Re: [Dictionarymaker-devel] DM: import dictionary into project

SourceForge Headquarters 225 Broadway Suite 1600 San Diego, CA 92101 +1 (858) 422-6466

Hi there, 

I preferred Andries's approach, with the addition that 3 only applies
to verified words (which I sort of assumed).  In general, this process
will be used to combine two dictionaries that may come from very
different sources - it won't just be used to add a dictionary to a
bootstrapped project. Also, before adding a new dictionary, I would
encourage a user to export the current dictionary and rather create a
new project, which means both source dictionaries will continue to exist
separate from the new combined version.  

For example,  after creating dictionary A through bootstrapping I find
dictionary B on the Internet, and would like to combine the two. A quick
script changes dict B into the correct format. Now I create a new
project, initialize it with dict A and select to import dictionary B (or
vice versa!)  Any of the dictionaries may have mistakes in them - even
if marked valid. Whenever they disagree, I would like to make a choice.
If I'm more sure of one dictionary than the other, I can also
multiselect all words and reject or ignore en mass. 

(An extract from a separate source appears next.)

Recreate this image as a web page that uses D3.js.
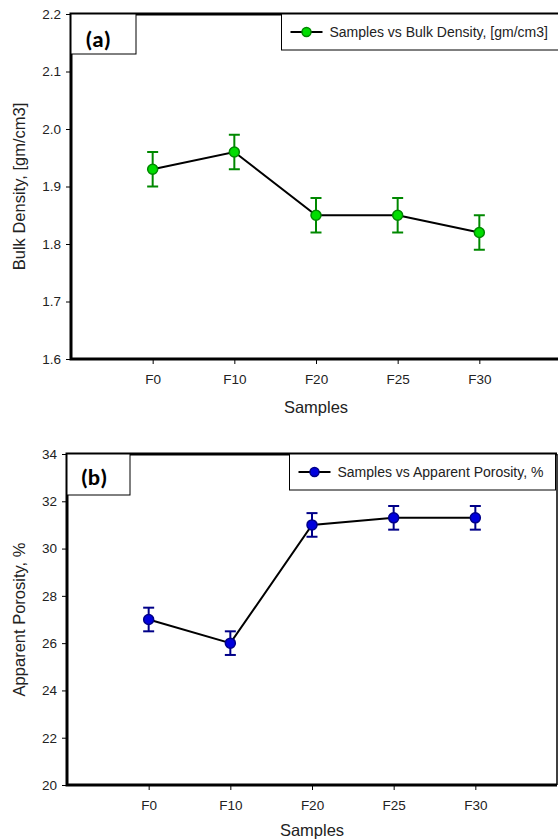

My suggestion (from the user's perspective):
> 1. File browse. Pick dictionary file (verify that it is in a *.dict
format, whatever it is called)
> 2. Add all words that does not already exist in dictionary (check for

> missing graphemes)
> 3. Show list of conflict words+phonemes+status, where conflict words
are only those that have been verified on both sides, and conflict. If
both are unverified, then just add the word (the pronunciation will be
created through prediction based on the rule set, as usual.)  If only
one is verified, import that verdict, whatever it is. Also import the
pronunciation if verdict==correct. (check for missing phonemes) Only for
words that have conflicting verdicts, continue to 4.
> 4. single/multi select word+phoneme+status and select Replace or
> ignore

Cheers
Marelie 

>>> Thomas Fogwill <tfo...@us...> 08/01/06 3:23 PM
>>> 
> >>> avrensbu <avr...@cs...> 08/01/06 11:06 AM >>> 
> I want to confirm functionality for importing dictionary into
> project.

My proposal follows. Please comment.

> 3. Show list of conflict words+phonemes+status
> 4. single/multi select word+phoneme+status and select Replace or
> ignore

This seems like a lot of work for the user. I think the system should
do
most of this work (the whole "sane default system behaviour"
philosophy). The way I see it, we always want to preserve (in our
current dictionary) any information that was explicitly provided by
the
user. This is important because the dictionary file being imported is
not altered, but the file for the current dictionary is. If we
overwrite
any information, it is thus lost.

Throughout the rest of this email, OW refers to the Old_Word (i.e. the
word in our current dictionary), and NW refers to the New_Word (i.e.
the
word in the dictionary being imported). These are the cases to
consider:
     1. If OW == null (i.e. this word is not in our dictionary), we
        import NW verbatim (checking graphemes and phonemes -  see
below)
     2. If OW != null (i.e. exists in current dict) && OW.status ==
        CORRECT then skip NW completely (user marked this
pronunciation
        as VALID, so we shouldn't mess with it)
     3. OW != null && OW.status == UNVERIFIED: if NW.status ==
        UNVERIFIED, skip NW, otherwise import NW verbatim (checking
        phonemes -  see below). In this case, the user provided no
info
        for OW, and the only info we have for this word is (possibly)
a
        list of phonemes as predicted by the system. If NW has more
        info, we should use that info.
     4. OW != null && OW.status == INVALID or AMBIGUOUS: the user has
        specified that this word is invalid or ambiguous. We must not
        lose this info, so we skip NW.
     5. OW != null && OW.status == UNCERTAIN: the user said they
didn't
        know what the correct pronunciation for this word was. If
        NW.status is "stronger" (i.e. CORRECT, INVALID, or AMBIGUOUS)
        then we import NW verbatim, otherwise we skip it.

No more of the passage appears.